Der wehrlose Kinderkörper als Einschreibfläche gesellschaftlicher Machtverhältnisse ist das Leitmotiv von Helnweins Kunst. In seinen hyperrealistischen, ja fast altmeisterlich gearbeiteten Gemälden stellt Gottfried Helnwein aber auch Kinder dar, die sich aus der Opferrolle befreien. Viele dieser Bilder erreichen geradezu monumentale Maßstäbe, 4 mal 6 Meter sind keine Seltenheit. Darauf: Gepuderte Kindergesichter, vielleicht die untoten Wiedergänger der Geschundenen. Seit seinen künstlerischen Anfängen in den 1970er Jahren, sagt Gottfried Helnwein, habe er sichtbar gemacht, was sich hinter verschlossenen Türen abgespielt:
"Gerade in den letzten Jahren wird das Ausmaß des Kindesmissbrauchs in Österreich deutlich – nicht nur in kirchlichen, sondern in staatlichen Institutionen. Diese grauenhaften Vorgänge sind erst jetzt, Jahrzehnte später in die Öffentlichkeit gekommen. Das heißt in der Gesellschaft, in der ich gelebt habe, sind Kinder so misshandelt, gefoltert, umgebracht worden", sagt Gottfried Helnwein.
Die Welt des Comics
1948 wird Gottfried Helnwein in Wien geboren. An das Wien der Nachkriegszeit erinnert er sich als Ort des kulturellen Kahlschlags. Als sein Vater eines Tages ein Comicheft mit nach Hause bringt, wird die Begegnung mit Donald Duck und Mickey Mouse für Helnwein zur Offenbarung: "Ich hab damals dieses Heft geöffnet und ich weiß, es war wie der Eintritt ins Himmelreich. Es war ein Schock. Das erste Mal habe ich eine Welt betreten, die dreidimensional war, in der es unglaubliche Farben und unbegrenzte Möglichkeiten gegeben hat und das hat mich unglaublich beeindruckt."

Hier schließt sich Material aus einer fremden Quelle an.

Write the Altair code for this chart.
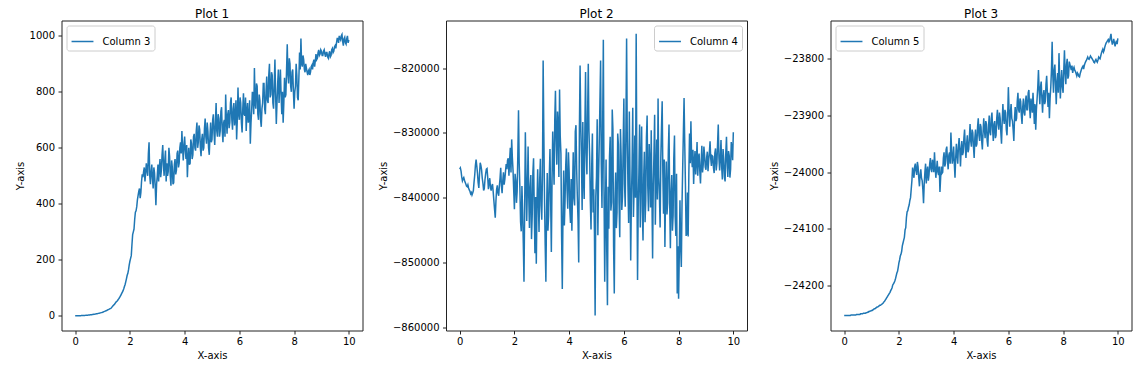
import altair as alt
import pandas as pd

# ---- data (x runs evenly from 0 to 10) ----
col3 = [0, 0, 0, 0.1, 0.3, 0.4, 0.5, 0.6, 0.8, 0.9,
        1, 1.1, 1.3, 1.5, 1.7, 1.8, 2, 2.2, 2.5, 2.7,
        3, 3.3, 3.6, 3.9, 4.2, 4.6, 5, 5.4, 5.8, 6.2,
        6.7, 7.2, 7.7, 8.2, 8.8, 9.4, 10, 10.7, 11.5, 12.2,
        13, 14, 15, 16, 17, 18, 19, 20.5, 22, 23,
        24, 25.5, 27, 29, 32, 35, 38, 40, 43, 47,
        50, 52, 55, 59, 62, 66, 70, 75, 80, 85,
        90, 97, 105, 112, 122, 133, 145, 152, 165, 182,
        195, 205, 215, 255, 290, 300, 310, 345, 370, 375,
        390, 415, 430, 445, 455, 420, 440, 480, 505, 495,
        515, 530, 480, 510, 545, 520, 500, 580, 620, 500,
        470, 515, 540, 490, 455, 530, 510, 460, 395, 470,
        500, 540, 480, 530, 560, 495, 520, 575, 610, 540,
        500, 555, 590, 480, 545, 500, 515, 600, 570, 500,
        465, 555, 530, 470, 475, 540, 560, 505, 520, 580,
        590, 530, 545, 600, 620, 580, 660, 600, 555, 610,
        640, 590, 560, 610, 495, 560, 600, 540, 545, 630,
        615, 560, 575, 640, 650, 600, 590, 660, 690, 600,
        620, 680, 665, 600, 570, 630, 650, 590, 600, 670,
        705, 640, 615, 690, 660, 600, 575, 640, 690, 620,
        630, 700, 720, 650, 610, 690, 760, 660, 640, 720,
        705, 640, 660, 730, 745, 660, 620, 690, 700, 640,
        790, 700, 650, 720, 735, 670, 690, 760, 780, 700,
        665, 740, 760, 680, 705, 770, 630, 700, 815, 720,
        700, 780, 760, 690, 655, 740, 795, 720, 715, 780,
        660, 730, 760, 690, 700, 770, 615, 690, 735, 800,
        790, 720, 885, 760, 740, 830, 820, 720, 700, 790,
        770, 700, 675, 740, 760, 830, 830, 740, 720, 800,
        855, 770, 760, 860, 900, 780, 790, 870, 860, 760,
        740, 830, 915, 790, 685, 760, 830, 880, 760, 820,
        880, 790, 720, 800, 690, 760, 850, 780, 790, 880,
        970, 860, 830, 920, 900, 820, 800, 870, 880, 800,
        740, 800, 820, 900, 860, 780, 770, 850, 940, 880,
        990, 900, 890, 930, 915, 880, 870, 900, 885, 870,
        860, 875, 880, 860, 870, 890, 895, 880, 905, 915,
        890, 910, 935, 915, 920, 940, 950, 930, 935, 950,
        945, 930, 930, 945, 950, 935, 925, 940, 940, 925,
        920, 935, 945, 925, 930, 950, 955, 940, 945, 960,
        965, 955, 975, 990, 990, 975, 1000, 990, 985, 1000,
        1005, 980, 965, 990, 995, 975, 970, 990, 1000, 975,
        985]

col4 = [-835600, -835400, -835900, -836800, -837400, -837100, -836900, -837300, -837600, -837900,
        -838200, -838300, -838000, -838500, -838800, -839000, -839400, -839200, -839600, -839300,
        -838900, -837600, -836500, -835000, -834100, -835100, -836200, -837700, -838500, -836400,
        -834600, -835000, -835700, -837000, -837800, -838900, -838600, -837200, -836300, -835600,
        -835500, -836900, -838700, -837600, -837000, -838400, -838900, -838200, -837900, -839100,
        -840500, -841800, -843100, -840500, -838700, -838100, -839300, -839700, -838200, -837000,
        -835400, -838200, -839300, -837400, -836100, -838000, -837200, -835900, -834800, -835600,
        -834200, -833900, -836600, -834200, -832300, -836100, -831000, -833800, -835800, -838900,
        -841800, -836300, -837400, -840800, -839000, -833400, -826500, -834700, -838500, -843700,
        -845200, -838200, -841900, -847000, -853000, -841500, -829900, -836800, -843600, -838400,
        -832100, -840000, -844700, -838300, -836500, -846400, -842900, -836100, -833900, -841700,
        -848600, -839900, -850200, -841200, -835600, -840700, -845300, -837100, -834000, -841300,
        -843400, -836700, -818800, -829900, -840100, -847300, -853000, -842400, -836200, -845100,
        -842800, -836700, -832500, -840600, -848400, -837400, -829800, -834300, -838000, -827900,
        -823500, -831200, -834900, -826700, -828600, -836800, -823300, -830500, -833200, -846000,
        -854100, -842600, -835800, -844300, -840600, -835100, -832400, -838900, -841700, -833000,
        -836000, -841800, -843900, -837100, -845100, -838600, -833000, -840100, -841200, -829800,
        -828800, -835600, -839900, -843400, -850000, -829400, -819600, -828800, -833700, -841900,
        -828300, -837000, -840200, -829500, -820600, -833100, -836400, -827100, -819300, -829800,
        -833600, -840500, -844900, -835200, -830100, -842300, -838700, -845400, -858200, -839800,
        -836800, -827900, -845800, -837200, -831500, -825300, -818800, -834900, -841600, -829100,
        -815600, -838900, -853000, -842200, -834100, -848100, -856600, -838300, -844800, -833700,
        -830600, -842000, -840700, -826400, -829400, -847600, -854800, -840300, -836100, -844700,
        -842300, -830100, -831800, -840900, -846100, -829400, -833500, -841900, -839800, -831600,
        -824700, -838000, -841400, -829300, -815400, -830900, -838200, -843900, -826700, -837300,
        -849700, -840200, -835200, -826100, -843000, -838500, -830400, -840000, -814700, -835500,
        -852700, -841300, -836000, -828700, -844600, -834800, -829000, -842100, -846600, -836900,
        -832900, -843800, -840400, -830700, -827300, -838400, -842100, -831700, -834800, -841500,
        -829600, -839400, -849400, -838100, -833300, -827200, -844200, -836600, -831000, -840300,
        -824700, -836900, -839600, -844600, -833900, -829300, -825100, -836200, -842500, -834100,
        -847600, -839100, -834400, -842600, -840900, -832800, -828700, -840800, -847800, -839200,
        -836500, -845100, -842700, -833900, -830400, -842900, -845900, -836300, -854800, -847500,
        -855600, -848900, -840400, -847400, -850700, -841100, -835400, -829900, -824600, -831700,
        -837900, -845900, -845600, -839200, -846000, -836200, -830100, -834700, -828200, -833600,
        -835300, -832600, -837900, -834500, -832800, -836400, -834300, -831400, -836600, -833800,
        -833200, -835900, -837800, -834600, -832000, -836100, -834900, -832100, -833400, -835300,
        -835700, -833800, -832900, -835900, -834200, -833000, -831300, -834000, -835100, -833500,
        -833600, -835400, -836200, -833100, -832400, -835800, -834700, -831600, -828700, -833900,
        -835800, -833700, -831100, -835300, -837200, -832500, -834000, -836800, -837500, -833100,
        -830600, -834600, -836800, -832800, -833500, -836900, -835600, -831400, -832400, -834200,
        -829900]

col5 = [-24253, -24253, -24253, -24253, -24253, -24253, -24253, -24253, -24253, -24253,
        -24252, -24252, -24252, -24252, -24252, -24252, -24252, -24252, -24251, -24251,
        -24251, -24251, -24251, -24251, -24250, -24250, -24250, -24250, -24249, -24249,
        -24249, -24249, -24248, -24248, -24247, -24247, -24246, -24246, -24245, -24245,
        -24244, -24244, -24243, -24242, -24241, -24241, -24240, -24239, -24238, -24238,
        -24237, -24236, -24235, -24235, -24234, -24233, -24232, -24231, -24229, -24228,
        -24226, -24224, -24222, -24220, -24218, -24216, -24214, -24212, -24209, -24207,
        -24204, -24199, -24197, -24195, -24192, -24188, -24183, -24178, -24175, -24168,
        -24160, -24155, -24148, -24145, -24140, -24130, -24125, -24120, -24115, -24102,
        -24098, -24080, -24070, -24068, -24062, -24058, -24050, -24045, -24030, -24015,
        -23992, -24000, -24010, -23990, -23985, -23998, -24005, -23982, -23990, -24010,
        -24025, -24005, -23995, -24010, -24015, -24030, -24055, -24020, -24000, -23985,
        -24020, -24000, -23990, -24015, -24005, -23985, -23975, -23995, -24000, -23978,
        -23985, -24000, -23965, -23990, -24010, -23995, -23980, -24000, -24005, -23990,
        -24035, -24010, -23990, -24002, -24000, -23975, -23965, -23990, -23985, -23960,
        -23955, -23980, -23995, -23970, -23965, -23985, -23930, -23960, -23985, -23975,
        -23955, -23985, -24010, -23975, -23950, -23970, -23985, -23955, -23940, -23960,
        -23990, -23960, -23945, -23970, -23965, -23940, -23925, -23955, -23975, -23950,
        -23935, -23965, -23960, -23940, -23915, -23945, -23955, -23925, -23930, -23955,
        -23975, -23940, -23925, -23955, -23950, -23920, -23905, -23935, -23945, -23915,
        -23920, -23945, -23960, -23930, -23905, -23925, -23940, -23910, -23915, -23945,
        -23955, -23920, -23900, -23930, -23935, -23905, -23895, -23925, -23945, -23915,
        -23910, -23940, -23935, -23905, -23890, -23915, -23925, -23895, -23905, -23930,
        -23950, -23910, -23880, -23905, -23915, -23890, -23895, -23925, -23935, -23900,
        -23850, -23890, -23920, -23895, -23880, -23905, -23910, -23925, -23945, -23905,
        -23885, -23910, -23905, -23875, -23860, -23890, -23895, -23870, -23875, -23900,
        -23915, -23885, -23870, -23895, -23900, -23875, -23865, -23890, -23890, -23860,
        -23855, -23885, -23905, -23870, -23880, -23895, -23860, -23885, -23915, -23880,
        -23925, -23890, -23870, -23850, -23820, -23855, -23880, -23850, -23840, -23870,
        -23895, -23865, -23855, -23880, -23875, -23845, -23830, -23860, -23885, -23860,
        -23905, -23870, -23850, -23820, -23770, -23830, -23860, -23820, -23810, -23845,
        -23880, -23840, -23825, -23860, -23790, -23835, -23870, -23840, -23820, -23850,
        -23860, -23820, -23785, -23825, -23845, -23810, -23800, -23835, -23830, -23805,
        -23810, -23815, -23820, -23812, -23825, -23818, -23815, -23820, -23822, -23826,
        -23830, -23825, -23827, -23831, -23832, -23826, -23822, -23818, -23815, -23813,
        -23818, -23812, -23808, -23805, -23803, -23800, -23797, -23800, -23801, -23798,
        -23795, -23797, -23799, -23801, -23803, -23806, -23807, -23803, -23801, -23804,
        -23806, -23802, -23797, -23799, -23800, -23795, -23790, -23786, -23783, -23788,
        -23785, -23779, -23775, -23772, -23770, -23768, -23766, -23770, -23768, -23762,
        -23756, -23768, -23775, -23770, -23765, -23772, -23778, -23772, -23768, -23774,
        -23764]

x_ticks = [0, 2, 4, 6, 8, 10]
y_ticks_1 = [0, 200, 400, 600, 800, 1000]
y_ticks_2 = [-860000, -850000, -840000, -830000, -820000]
y_ticks_3 = [-24200, -24100, -24000, -23900, -23800]

titles = ["Plot 1", "Plot 2", "Plot 3"]
names = ["Column 3", "Column 4", "Column 5"]

LINE = "#1f77b4"
FONT = "DejaVu Sans"


def panel(values, name, title, y_domain, y_ticks, orient):
    n = len(values)
    xs = [10.0 * i / (n - 1) for i in range(n)]
    df = pd.DataFrame({"x": xs, "y": values, "series": [name] * n})
    return (
        alt.Chart(df, title=alt.Title(title, fontSize=12, fontWeight="normal",
                                      anchor="middle", offset=0, color="black", font=FONT))
        .mark_line(strokeWidth=1.5, clip=True)
        .encode(
            x=alt.X("x:Q", scale=alt.Scale(domain=[-0.5, 10.5], nice=False, zero=False),
                    axis=alt.Axis(values=x_ticks, title="X-axis", format="d", labelPadding=2)),
            y=alt.Y("y:Q", scale=alt.Scale(domain=y_domain, nice=False, zero=False),
                    axis=alt.Axis(values=y_ticks, title="Y-axis", format="d")),
            color=alt.Color("series:N", scale=alt.Scale(domain=[name], range=[LINE]),
                            legend=alt.Legend(orient=orient, title=None)),
        )
        .properties(width=301, height=310)
    )


p1 = panel(col3, names[0], titles[0], [-52.3, 1054.7], y_ticks_1, "top-left")
p2 = panel(col4, names[1], titles[1], [-860515, -812638], y_ticks_2, "top-right")
p3 = panel(col5, names[2], titles[2], [-24279.4, -23732.4], y_ticks_3, "top-left")

chart = (
    alt.hconcat(p1, p2, p3, spacing=83.5, bounds="flush")
    .resolve_scale(color="independent")
    .resolve_legend(color="independent")
    .properties(padding={"left": 6.5, "top": -1.5, "right": 0, "bottom": 0}, background="white")
    .configure(font=FONT)
    .configure_view(stroke="#222222", strokeWidth=1)
    .configure_axis(
        grid=False, domain=False, ticks=True, tickSize=3.5, tickColor="#222222",
        tickWidth=1, labelFontSize=10, labelColor="black", labelPadding=3.5,
        titleFontSize=10, titleFontWeight="normal", titleColor="black",
        titlePadding=4, labelFont=FONT, titleFont=FONT,
    )
    .configure_legend(
        strokeColor="#cccccc", fillColor="rgba(255,255,255,0.8)", cornerRadius=2.5,
        padding=4, offset=5, labelFontSize=10, labelColor="black", labelFont=FONT,
        symbolType="stroke", symbolSize=480, symbolStrokeWidth=1.5, labelOffset=8,
        symbolStrokeColor=LINE,
    )
)

chart.save("out.html", embed_options={"renderer": "svg", "actions": False})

Die Liebe zum Comic sollte Helnwein entscheidend prägen. Figuren aus Comics tauchen immer wieder in seinen Bildern auf, mutieren aber oft vom Kindertraum zum Alptraum. Besonders bekannt seine hämisch grinsende Mickey Mouse.
Ab Samstag ist in der Albertina die größte Helnwein-Retrospektive zu sehen, die es im deutschsprachigen Raum je gegeben hat. Die Ausstellung zeigt Arbeiten aus allen Schaffensperioden des Künstlers. Eine Gelegenheit, Gottfried Helnwein, der Österreich schon lange verlassen hat und abwechselnd in Los Angeles und Irland lebt, hierzulande neu zu entdecken.